- **PROBLEM REQUIREMENTS**: Search the listing for "this" and copy every line where it appears.

- **Charts and diagrams as code**:
+--

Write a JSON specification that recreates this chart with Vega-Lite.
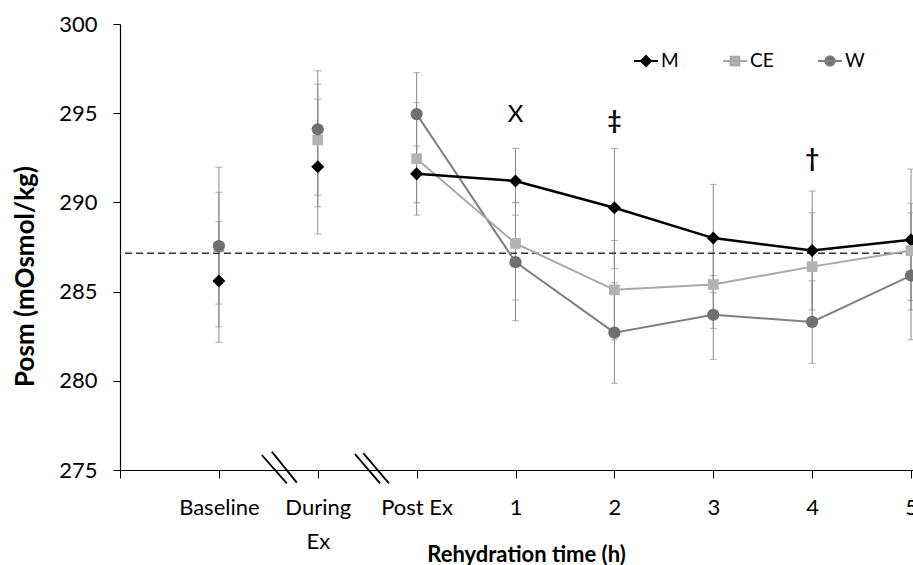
{
  "$schema": "https://vega.github.io/schema/vega-lite/v6.json",
  "width": 793,
  "height": 446,
  "autosize": {"type": "none"},
  "padding": {"left": 120, "top": 24, "right": 0, "bottom": 95},
  "background": "white",
  "config": {
    "view": {"stroke": null},
    "font": "Lato",
    "axis": {"grid": false, "domainColor": "black", "tickColor": "black", "labelColor": "black", "titleColor": "black", "labelFont": "Lato", "titleFont": "Lato"}
  },
  "datasets": {
    "pts": [
      {"t": 1, "series": "M", "v": 285.6, "lo": 282.16, "hi": 288.92},
      {"t": 2, "series": "M", "v": 292.0, "lo": 288.23, "hi": 295.78},
      {"t": 3, "series": "M", "v": 291.6, "lo": 289.98, "hi": 293.16},
      {"t": 4, "series": "M", "v": 291.2, "lo": 289.29, "hi": 293.03},
      {"t": 5, "series": "M", "v": 289.7, "lo": 286.3, "hi": 293.03},
      {"t": 6, "series": "M", "v": 288.0, "lo": 284.94, "hi": 291.01},
      {"t": 7, "series": "M", "v": 287.3, "lo": 283.97, "hi": 290.64},
      {"t": 8, "series": "M", "v": 287.9, "lo": 283.97, "hi": 291.87},
      {"t": 1, "series": "CE", "v": 287.5, "lo": 284.3, "hi": 290.57},
      {"t": 2, "series": "CE", "v": 293.5, "lo": 290.4, "hi": 296.62},
      {"t": 3, "series": "CE", "v": 292.45, "lo": 289.29, "hi": 295.59},
      {"t": 4, "series": "CE", "v": 287.7, "lo": 284.53, "hi": 289.98},
      {"t": 5, "series": "CE", "v": 285.1, "lo": 282.3, "hi": 287.86},
      {"t": 6, "series": "CE", "v": 285.4, "lo": 282.94, "hi": 287.9},
      {"t": 7, "series": "CE", "v": 286.4, "lo": 283.4, "hi": 289.42},
      {"t": 8, "series": "CE", "v": 287.3, "lo": 284.5, "hi": 289.95},
      {"t": 1, "series": "W", "v": 287.55, "lo": 283.03, "hi": 291.97},
      {"t": 2, "series": "W", "v": 294.1, "lo": 289.76, "hi": 297.38},
      {"t": 3, "series": "W", "v": 294.95, "lo": 292.6, "hi": 297.27},
      {"t": 4, "series": "W", "v": 286.65, "lo": 283.37, "hi": 290.0},
      {"t": 5, "series": "W", "v": 282.7, "lo": 279.86, "hi": 285.5},
      {"t": 6, "series": "W", "v": 283.7, "lo": 281.2, "hi": 285.9},
      {"t": 7, "series": "W", "v": 283.3, "lo": 280.98, "hi": 285.6},
      {"t": 8, "series": "W", "v": 285.9, "lo": 282.3, "hi": 289.42}
    ],
    "breaks": [
      {"x": 1.434, "y": 275.84, "x2": 1.687, "y2": 274.25},
      {"x": 1.535, "y": 276.03, "x2": 1.788, "y2": 274.29},
      {"x": 2.377, "y": 275.89, "x2": 2.630, "y2": 274.25},
      {"x": 2.46, "y": 275.95, "x2": 2.72, "y2": 274.25}
    ],
    "notes": [
      {"t": 4, "y": 294.9, "label": "X", "kind": "x"},
      {"t": 5, "y": 294.52, "label": "‡", "kind": "d"},
      {"t": 7, "y": 292.39, "label": "†", "kind": "d"}
    ],
    "ref": [{"level": 287.15}]
  },
  "data": {"name": "pts"},
  "encoding": {
    "x": {
      "field": "t", "type": "quantitative",
      "scale": {"domain": [0, 8.02], "nice": false, "zero": false},
      "axis": {
        "values": [0, 1, 2, 3, 4, 5, 6, 7, 8],
        "labelExpr": "[' ', 'Baseline', ['During', 'Ex'], 'Post Ex', '1', '2', '3', '4', '5'][datum.value]",
        "tickSize": 8, "tickWidth": 1, "domainWidth": 1.2,
        "labelFontSize": 22, "labelBaseline": "alphabetic", "labelPadding": 36, "labelLineHeight": 34,
        "labelFlush": false, "labelOverlap": false, "labelBound": false,
        "title": "Rehydration time (h)", "titleFontSize": 22, "titleFontWeight": "bold",
        "titleX": 406, "titleY": 91, "titleAlign": "center", "titleBaseline": "alphabetic"
      }
    },
    "y": {
      "field": "v", "type": "quantitative",
      "scale": {"domain": [275, 300], "nice": false, "zero": false},
      "axis": {
        "values": [275, 280, 285, 290, 295, 300],
        "tickSize": 7, "tickWidth": 1, "domainWidth": 1.2,
        "labelFontSize": 22, "labelPadding": 16,
        "title": "Posm (mOsmol/kg)", "titleFontSize": 26, "titleFontWeight": "bold",
        "titleAngle": 270, "titleX": -87, "titleY": 252, "titleAlign": "center", "titleBaseline": "alphabetic"
      }
    }
  },
  "layer": [
    {
      "mark": {"type": "errorbar", "orient": "vertical", "ticks": {"size": 7, "thickness": 1, "color": "#8a8a8a"}, "rule": {"color": "#8a8a8a", "strokeWidth": 1}},
      "encoding": {"y": {"field": "lo", "type": "quantitative"}, "y2": {"field": "hi"}}
    },
    {
      "data": {"name": "ref"},
      "mark": {"type": "rule", "color": "#333333", "strokeDash": [7, 4], "strokeWidth": 1.3},
      "encoding": {"x": null, "y": {"field": "level", "type": "quantitative"}}
    },
    {
      "data": {"name": "breaks"},
      "mark": {"type": "rule", "color": "black", "strokeWidth": 1.8, "clip": false},
      "encoding": {
        "x": {"field": "x", "type": "quantitative"},
        "x2": {"field": "x2"},
        "y": {"field": "y", "type": "quantitative"},
        "y2": {"field": "y2"}
      }
    },
    {
      "transform": [{"filter": "datum.series == 'W' && datum.t >= 3"}],
      "mark": {"type": "line", "color": "#808080", "strokeWidth": 2}
    },
    {
      "transform": [{"filter": "datum.series == 'CE' && datum.t >= 3"}],
      "mark": {"type": "line", "color": "#a8a8a8", "strokeWidth": 2}
    },
    {
      "transform": [{"filter": "datum.series == 'M' && datum.t >= 3"}],
      "mark": {"type": "line", "color": "black", "strokeWidth": 2.5}
    },
    {
      "transform": [{"filter": "datum.series == 'M'"}],
      "mark": {"type": "point", "shape": "diamond", "filled": true, "color": "black", "size": 170, "opacity": 1}
    },
    {
      "transform": [{"filter": "datum.series == 'CE'"}],
      "mark": {"type": "point", "shape": "square", "filled": true, "color": "#b3b3b3", "size": 115, "opacity": 1}
    },
    {
      "transform": [{"filter": "datum.series == 'W'"}],
      "mark": {"type": "point", "shape": "circle", "filled": true, "color": "#707070", "size": 150, "opacity": 1}
    },
    {
      "data": {"name": "notes"},
      "transform": [{"filter": "datum.kind == 'x'"}],
      "mark": {"type": "text", "fontSize": 24, "font": "Lato", "color": "black", "baseline": "middle"},
      "encoding": {"y": {"field": "y", "type": "quantitative"}, "text": {"field": "label"}}
    },
    {
      "data": {"name": "notes"},
      "transform": [{"filter": "datum.kind == 'd'"}],
      "mark": {"type": "text", "fontSize": 24, "font": "Lato", "fontWeight": "bold", "color": "black", "baseline": "middle"},
      "encoding": {"y": {"field": "y", "type": "quantitative"}, "text": {"field": "label"}}
    },
    {
      "transform": [{"filter": "datum.series == 'none'"}],
      "mark": {"type": "point", "filled": true, "strokeWidth": 2, "opacity": 1},
      "encoding": {
        "color": {"field": "series", "type": "nominal", "scale": {"domain": ["M", "CE", "W"], "range": ["#000000", "#b3b3b3", "#707070"]},
          "legend": {"orient": "none", "legendX": 513, "legendY": 24, "direction": "horizontal", "title": null, "symbolSize": 576, "symbolStrokeWidth": 2, "labelFont": "Lato", "labelFontSize": 19, "labelColor": "black", "columnPadding": 40, "labelOffset": 2, "symbolOpacity": 1}},
        "shape": {"field": "series", "type": "nominal", "scale": {"domain": ["M", "CE", "W"], "range": ["M-1,0H1M0,-0.42L0.42,0L0,0.42L-0.42,0Z", "M-1,0H1M-0.36,-0.36H0.36V0.36H-0.36Z", "M-1,0H1M-0.4,0A0.4,0.4,0,1,0,0.4,0A0.4,0.4,0,1,0,-0.4,0Z"]}},
        "stroke": {"field": "series", "type": "nominal", "scale": {"domain": ["M", "CE", "W"], "range": ["#000000", "#a8a8a8", "#808080"]}}
      }
    }
  ]
}
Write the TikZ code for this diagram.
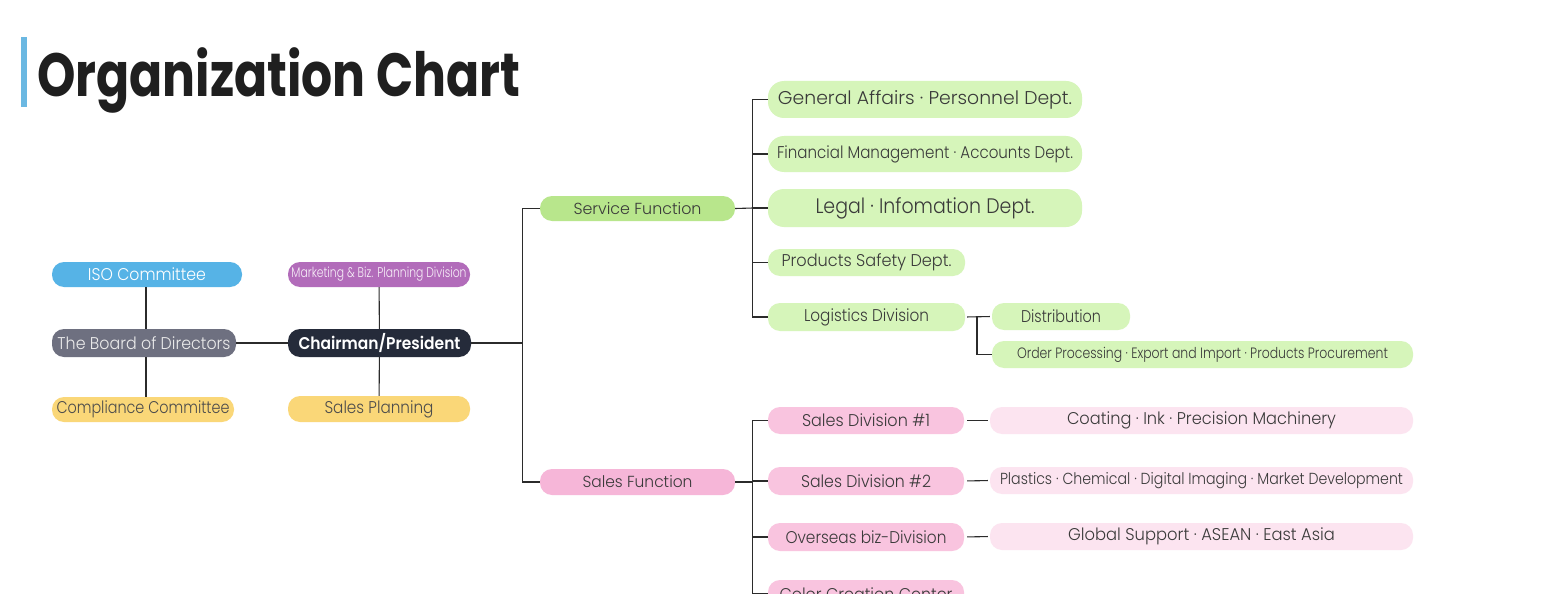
\documentclass[tikz,border=0pt]{standalone}
\usepackage{fontspec}
\setmainfont{Poppins}[UprightFont=* Light, BoldFont=* SemiBold]
\newfontfamily\titlefont{Poppins}[UprightFont=* Bold]
\usepackage{graphicx}
\usetikzlibrary{calc}
\definecolor{isoblue}{HTML}{56B3E6}
\definecolor{boardgray}{HTML}{6E7080}
\definecolor{ylw}{HTML}{FAD778}
\definecolor{purp}{HTML}{B26CBA}
\definecolor{navy}{HTML}{252B3A}
\definecolor{grn}{HTML}{B8E68C}
\definecolor{lgrn}{HTML}{D6F5BA}
\definecolor{pnk}{HTML}{F6B6D8}
\definecolor{mpnk}{HTML}{F9C4DF}
\definecolor{lpnk}{HTML}{FCE4F0}
\definecolor{txt}{HTML}{3A3A3A}
\definecolor{lines}{HTML}{2B2B2B}
\definecolor{titleblue}{HTML}{6BB8E2}
\newcommand\fw[3]{\resizebox{#1pt}{\height}{\fontsize{#2}{#2}\selectfont #3}}
\tikzset{
  pill/.style={rectangle, inner sep=0pt, rounded corners=12pt, text=txt},
  conn/.style={draw=lines, line width=1.1pt},
}
\begin{document}
\begin{tikzpicture}[x=1pt,y=-1pt]
\useasboundingbox (0,0) rectangle (1560,599);
\fill[white] (0,0) rectangle (1560,599);
\clip (0,0) rectangle (1560,593);
% title
\fill[titleblue] (21,37) rectangle (27,107);
\node[anchor=base west, inner sep=0pt, text=black!88] (title) at (37,97) {\fw{483}{61}{\titlefont Organization Chart}};
% left group
\node[pill, fill=isoblue, minimum width=190pt, minimum height=25pt, text=white] (iso) at (147,274.5) {\fw{118}{17}{ISO Committee}};
\node[pill, fill=boardgray, minimum width=184pt, minimum height=28pt, text=white!92!black] (board) at (144,343) {\fw{173}{17}{The Board of Directors}};
\node[pill, fill=ylw, minimum width=182pt, minimum height=25pt, text=black!70] (comp) at (143,409.5) {\fw{173}{17}{Compliance Committee}};
\node[pill, fill=purp, minimum width=182pt, minimum height=25pt, text=white!90!purp] (mkt) at (379,274.5) {\fw{175}{14}{Marketing \& Biz. Planning Division}};
\node[pill, fill=navy, minimum width=183pt, minimum height=28pt, text=white] (chair) at (379.5,343) {\fw{162}{17}{\bfseries Chairman/President}};
\node[pill, fill=ylw, minimum width=182pt, minimum height=26pt, text=black!70] (splan) at (379,409) {\fw{109}{17}{Sales Planning}};
% functions
\node[pill, fill=grn, minimum width=195pt, minimum height=25pt] (svc) at (637.5,208.5) {\fw{128}{16}{Service Function}};
\node[pill, fill=pnk, minimum width=195pt, minimum height=26pt] (salesf) at (637.5,482) {\fw{110}{16}{Sales Function}};
% service children
\node[pill, fill=lgrn, rounded corners=16pt, minimum width=314pt, minimum height=37pt] (ga) at (925,99.5) {\fw{294}{18.5}{General Affairs · Personnel Dept.}};
\node[pill, fill=lgrn, rounded corners=16pt, minimum width=314pt, minimum height=36pt] (fin) at (925,154) {\fw{296}{17}{Financial Management · Accounts Dept.}};
\node[pill, fill=lgrn, rounded corners=16pt, minimum width=314pt, minimum height=38pt] (legal) at (925,208) {\fw{219}{21}{Legal · Infomation Dept.}};
\node[pill, fill=lgrn, minimum width=197pt, minimum height=27pt] (ps) at (866.5,262.5) {\fw{170}{17}{Products Safety Dept.}};
\node[pill, fill=lgrn, minimum width=197pt, minimum height=28pt] (log) at (866.5,317) {\fw{125}{17}{Logistics Division}};
\node[pill, fill=lgrn, minimum width=138pt, minimum height=27pt] (dist) at (1061,316.5) {\fw{80}{17}{Distribution}};
\node[pill, fill=lgrn, minimum width=421pt, minimum height=27pt] (ord) at (1202.5,354.5) {\fw{371}{15}{Order Processing · Export and Import · Products Procurement}};
% sales children
\node[pill, fill=mpnk, minimum width=196pt, minimum height=27pt] (sd1) at (866,420.5) {\fw{128}{17}{Sales Division \#1}};
\node[pill, fill=mpnk, minimum width=196pt, minimum height=28pt] (sd2) at (866,481) {\fw{130}{17}{Sales Division \#2}};
\node[pill, fill=mpnk, minimum width=196pt, minimum height=28pt] (ovs) at (866,537) {\fw{161}{17}{Overseas biz-Division}};
\node[pill, fill=mpnk, minimum width=196pt, minimum height=28pt] (ccc) at (866,594) {\fw{173}{17}{Color Creation Center}};
\node[pill, fill=lpnk, minimum width=423pt, minimum height=27pt] (coat) at (1201.5,420.5) {\fw{269}{17}{Coating · Ink · Precision Machinery}};
\node[pill, fill=lpnk, minimum width=423pt, minimum height=27pt] (plas) at (1201.5,480.5) {\fw{403}{16}{Plastics · Chemical · Digital Imaging · Market Development}};
\node[pill, fill=lpnk, minimum width=423pt, minimum height=27pt] (glob) at (1201.5,536.5) {\fw{267}{17}{Global Support · ASEAN · East Asia}};
% connectors
\coordinate (jA) at (523,343);
\coordinate (jB) at (753,208);
\coordinate (jC) at (753,482);
\coordinate (jD) at (977,317);
\draw[conn] (iso.south -| 146,0) -- (board.north -| 146,0);
\draw[conn] (board.south -| 146,0) -- (comp.north -| 146,0);
\draw[conn] (board) -- (chair);
\draw[conn] (mkt) -- (chair);
\draw[conn] (chair) -- (splan);
\draw[conn] (chair.east) -- (jA);
\draw[conn] (svc.west) -- ++(-17,0) |- (salesf.west);
\draw[conn] (svc.east) -- (jB);
\draw[conn] (ga.west) -- ++(-15,0) |- (log.west);
\draw[conn] (fin.west) -- ++(-15,0);
\draw[conn] (legal.west) -- ++(-15,0);
\draw[conn] (ps.west) -- ++(-15,0);
\draw[conn, shorten <=2pt, shorten >=2pt] (log.east) -- (dist.west);
\draw[conn] (jD) |- (ord.west);
\draw[conn] (salesf.east) -- (jC);
\draw[conn] (sd1.west) -- ++(-15,0) |- (ccc.west);
\draw[conn] (sd2.west) -- ++(-15,0);
\draw[conn] (ovs.west) -- ++(-15,0);
\draw[conn, shorten <=3pt, shorten >=2pt] (sd1.east) -- (coat.west);
\draw[conn, shorten <=3pt, shorten >=2pt] (sd2.east) -- (plas.west);
\draw[conn, shorten <=3pt, shorten >=2pt] (ovs.east) -- (glob.west);
\end{tikzpicture}
\end{document}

+--

- **PROBLEM SOLUTION**:
Write a JSON specification that recreates this chart with Vega-Lite.
Write the TikZ code for this diagram.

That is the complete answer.